WRITTEN REQUEST:
Wherever the string "this" appears in the listing, copy that line.

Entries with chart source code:
▼▼▼

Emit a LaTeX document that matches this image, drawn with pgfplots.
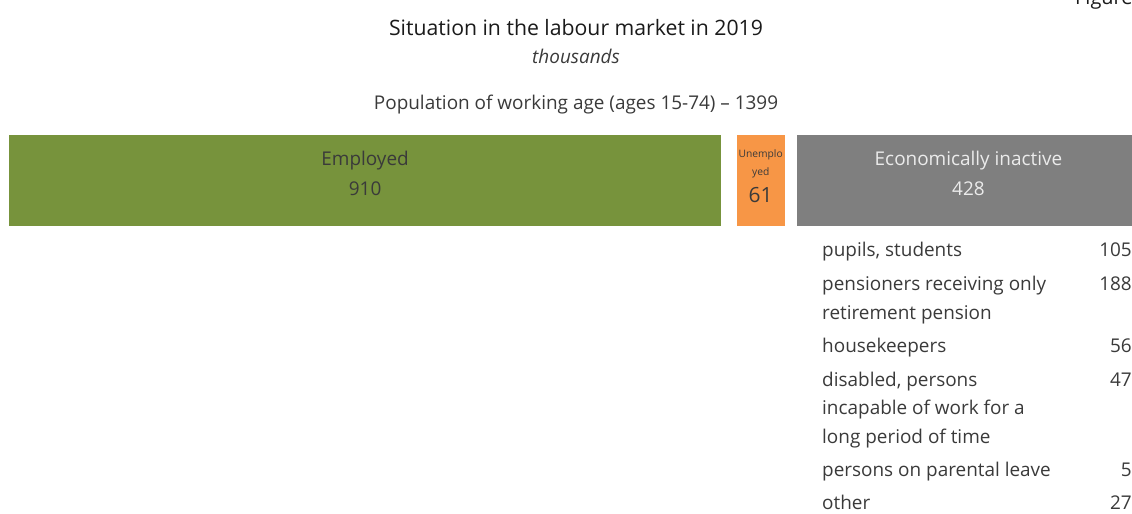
\documentclass[border=0pt]{standalone}
\usepackage{fontspec}
\setmainfont{Open Sans}
\usepackage{pgfplots}
\pgfplotsset{compat=1.18}
\definecolor{empl}{HTML}{77933C}
\definecolor{unem}{HTML}{F79646}
\definecolor{inac}{HTML}{7F7F7F}
\definecolor{txt}{HTML}{1A1A1A}
\definecolor{body}{HTML}{3A3A3A}
\newcommand{\fs}[1]{\fontsize{#1}{#1}\selectfont}
\begin{document}
\begin{tikzpicture}[x=1bp,y=1bp]
\useasboundingbox (0,0) rectangle (1132,514);
% header
\node[anchor=base west, inner sep=0, font=\fs{20}, text=txt] at (1075,509) {Figure 1};
\node[anchor=base, inner sep=0, font=\fs{21.3}, text=txt] at (576,478) {Situation in the labour market in 2019};
\node[anchor=base, inner sep=0, font=\fs{19}\itshape, text=body] at (576,450) {thousands};
\node[anchor=base, inner sep=0, font=\fs{19}, text=body] at (576,404) {Population of working age (ages 15-74) -- 1399};
\begin{axis}[
  at={(9bp,288bp)}, anchor=south west,
  scale only axis, width=1123bp, height=91bp,
  xbar stacked, bar width=91bp,
  xmin=0, xmax=1435, ymin=0, ymax=1,
  axis lines=none, clip=false,
]
\addplot[fill=empl, draw=none] coordinates {(910,0.5)};
\addplot[fill=none, draw=none] coordinates {(20,0.5)};
\addplot[fill=unem, draw=none] coordinates {(61,0.5)};
\addplot[fill=none, draw=none] coordinates {(16,0.5)};
\addplot[fill=inac, draw=none] coordinates {(428,0.5)};
\coordinate (E1) at (axis cs:455,0.66);
\coordinate (E2) at (axis cs:455,0.33);
\coordinate (U1) at (axis cs:960.5,0.75);
\coordinate (U2) at (axis cs:960.5,0.55);
\coordinate (U3) at (axis cs:960.5,0.26);
\coordinate (I1) at (axis cs:1226,0.66);
\coordinate (I2) at (axis cs:1226,0.33);
\end{axis}
\node[anchor=base, inner sep=0, font=\fs{19}, text=body] at (E1) {Employed};
\node[anchor=base, inner sep=0, font=\fs{19}, text=body] at (E2) {910};
\node[anchor=base, inner sep=0, font=\fs{10.3}, text=body] at (U1) {Unemplo};
\node[anchor=base, inner sep=0, font=\fs{10.3}, text=body] at (U2) {yed};
\node[anchor=base, inner sep=0, font=\fs{21}, text=body] at (U3) {61};
\node[anchor=base, inner sep=0, font=\fs{19}, text=white!92!black] at (I1) {Economically inactive};
\node[anchor=base, inner sep=0, font=\fs{19}, text=white!92!black] at (I2) {428};
% breakdown list
\begin{scope}[every node/.style={inner sep=0, font=\fs{19}, text=body}]
\node[anchor=base west] at (822,514-257) {pupils, students};
\node[anchor=base east] at (1132,514-257) {105};
\node[anchor=base west] at (822,514-291) {pensioners receiving only};
\node[anchor=base east] at (1132,514-291) {188};
\node[anchor=base west] at (822,514-320) {retirement pension};
\node[anchor=base west] at (822,514-353) {housekeepers};
\node[anchor=base east] at (1132,514-353) {56};
\node[anchor=base west] at (822,514-387) {disabled, persons};
\node[anchor=base east] at (1132,514-387) {47};
\node[anchor=base west] at (822,514-415) {incapable of work for a};
\node[anchor=base west] at (822,514-444) {long period of time};
\node[anchor=base west] at (822,514-477) {persons on parental leave};
\node[anchor=base east] at (1132,514-477) {5};
\node[anchor=base west] at (822,514-510) {other};
\node[anchor=base east] at (1132,514-510) {27};
\end{scope}
\end{tikzpicture}
\end{document}
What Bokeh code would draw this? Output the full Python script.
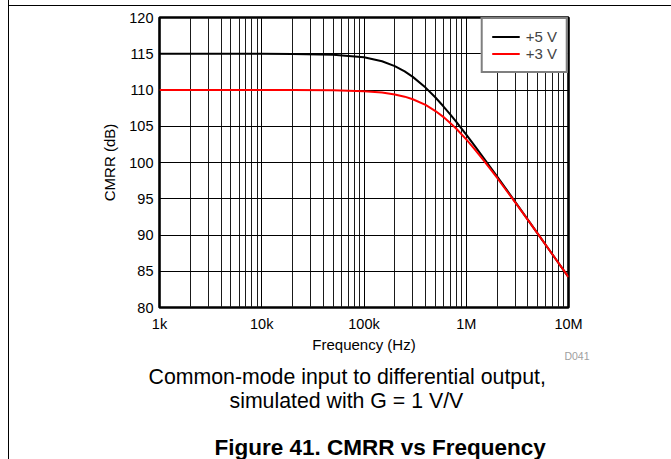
from bokeh.plotting import figure
from bokeh.models import FixedTicker, Legend, LegendItem, Range1d, Title
from bokeh.embed import file_html
from bokeh.resources import INLINE

# ---- data ----
freq_hz = [1e3, 2e3, 5e3, 1e4, 2e4, 5e4, 1e5, 1.5e5, 2e5, 2.5e5, 3e5, 4e5, 5e5, 6e5,
           7e5, 8e5, 1e6, 1.2e6, 1.5e6, 2e6, 3e6, 5e6, 7e6, 1e7]
cmrr_5v = [115.0, 115.0, 115.0, 115.0, 114.98, 114.87, 114.51, 113.96, 113.29, 112.56,
           111.81, 110.33, 108.96, 107.72, 106.61, 105.60, 103.84, 102.36, 100.51, 98.08,
           94.61, 90.19, 87.28, 84.19]
cmrr_3v = [110.0, 110.0, 110.0, 110.0, 110.0, 109.96, 109.84, 109.64, 109.39, 109.08,
           108.72, 107.94, 107.10, 106.26, 105.43, 104.65, 103.19, 101.89, 100.20, 97.90,
           94.53, 90.18, 87.28, 84.19]
series_names = ["+5 V", "+3 V"]
x_ticks = [1e3, 1e4, 1e5, 1e6, 1e7]
x_tick_labels = ["1k", "10k", "100k", "1M", "10M"]
y_ticks = [80, 85, 90, 95, 100, 105, 110, 115, 120]

FONT = "Liberation Sans"

p = figure(width=671, height=459, x_axis_type="log",
           x_range=Range1d(1e3, 1e7), y_range=Range1d(80, 120),
           output_backend="svg", toolbar_location=None,
           min_border_left=159, min_border_right=103,
           min_border_top=17, min_border_bottom=152,
           border_fill_color=None, background_fill_color="white")
# thin page rules: a vertical one at the left and a horizontal one near the top
p.styles = {
    "background-image": "linear-gradient(#000,#000), linear-gradient(#000,#000)",
    "background-size": "1.3px 100%, 100% 1.3px",
    "background-position": "7.6px 0px, 8px 4.6px",
    "background-repeat": "no-repeat",
}

p.outline_line_color = "black"
p.outline_line_width = 2.6

minor = [m * d for d in x_ticks[:-1] for m in range(2, 10)]
p.xaxis.ticker = FixedTicker(ticks=x_ticks, minor_ticks=minor)
p.yaxis.ticker = FixedTicker(ticks=y_ticks)
p.xaxis.major_label_overrides = {int(t): l for t, l in zip(x_ticks, x_tick_labels)}

for ax in (p.xaxis[0], p.yaxis[0]):
    ax.axis_line_color = None
    ax.major_tick_line_color = None
    ax.minor_tick_line_color = None
    ax.major_tick_out = 0
    ax.major_tick_in = 0
    ax.minor_tick_out = 0
    ax.minor_tick_in = 0
    ax.major_label_text_font = FONT
    ax.major_label_text_font_size = "14.5px"
    ax.major_label_text_color = "black"
    ax.axis_label_text_font = FONT
    ax.axis_label_text_font_size = "15px"
    ax.axis_label_text_font_style = "normal"
    ax.axis_label_text_color = "black"

p.xaxis.axis_label = "Frequency (Hz)"
p.yaxis.axis_label = "CMRR (dB)"
p.xaxis.major_label_standoff = 8
p.xaxis.axis_label_standoff = 1
p.yaxis.major_label_standoff = 6
p.yaxis.axis_label_standoff = 8

p.xgrid.grid_line_color = "black"
p.xgrid.grid_line_width = 1
p.xgrid.minor_grid_line_color = "#1a1a1a"
p.xgrid.minor_grid_line_width = 1
p.ygrid.grid_line_color = "black"
p.ygrid.grid_line_width = 1

r5 = p.line(freq_hz, cmrr_5v, line_color="black", line_width=2)
r3 = p.line(freq_hz, cmrr_3v, line_color="#ff0000", line_width=2)

legend = Legend(items=[LegendItem(label=series_names[0], renderers=[r5]),
                       LegendItem(label=series_names[1], renderers=[r3])],
                location="top_right", margin=0, padding=9, spacing=0,
                glyph_width=28, glyph_height=17, label_height=17, label_standoff=6,
                border_line_color="black", border_line_width=2,
                label_text_font=FONT, label_text_font_size="15px",
                background_fill_color="white", background_fill_alpha=1)
p.add_layout(legend)

def add_title(text, size, standoff, align="left", offset=0, valign="bottom",
              bold=False, color="black"):
    p.add_layout(Title(text=text, align=align, offset=offset, standoff=standoff,
                       vertical_align=valign,
                       text_font=FONT, text_font_size=size,
                       text_font_style="bold" if bold else "normal",
                       text_color=color), "below")

# drawing id, tucked up beside the axis label
add_title("D041", "10.5px", -11.8, align="right", offset=-21, valign="top", color="#a0a0a0")
add_title("Common-mode input to differential output,", "21.3px", 10.8, offset=-11)
add_title("simulated with G = 1 V/V", "21.3px", -15, offset=70)
add_title(" ", "1px", 23.9)
add_title("Figure 41. CMRR vs Frequency", "22.5px", 0, offset=55, bold=True)

open("out.html", "w").write(file_html(p, INLINE))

▲▲▲

CORRECT RESPONSE:
Emit a LaTeX document that matches this image, drawn with pgfplots.
What Bokeh code would draw this? Output the full Python script.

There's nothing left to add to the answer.